Danone’s previous exit from India’s dairy industry

That said, Danone has denied this move to be any sort of resurgence of the company’s previous dairy strategies.

“This is a minority venture investment, so Epigamia will continue to operate independently,” ​Marcel told The Economic Times​, adding that this time round the collaboration would cover brand management, manufacturing, food safety and quality and distribution expansion.

Roughly one year ago, Danone announced its exit from the Indian dairy industry.

According to Bloomberg Quint​, this was because ‘[It] couldn’t build a supply chain and a distribution network to take on entrenched rivals’​, whereas Sachdeva said this was mainly due to its ‘global approach and dependence on capital-intensive strategies to increase sales’

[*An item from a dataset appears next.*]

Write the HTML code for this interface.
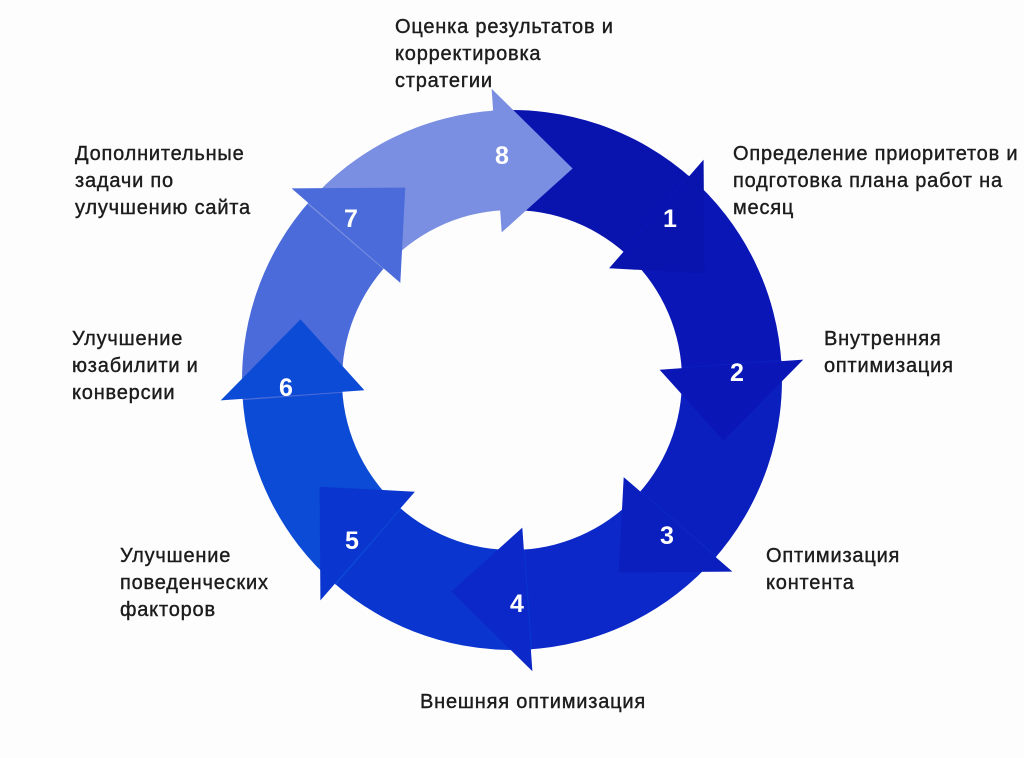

A spokesperson for Danone India said in an official statement then that: “In order to maximise growth opportunities, we are continuously analysing our portfolio and sharpening our focus to accelerate investments on the best performing categories and products.

“For this reason, we will discontinue some of the SKU’s sold in India.”

At the time, Danone India’s dairy portfolio covered flavoured yogurt, lassi, misti doi and milk.

The company stopped operations at its Rai factory in line with this move, but continued its production and manufacturing for the nutrition market.

“We have great ambitions for our business in India and remain committed to invest and grow in India through well-established brands such as Protinex, Aptamil, Farex, Dexolac and Neocate,”​ Danone India added.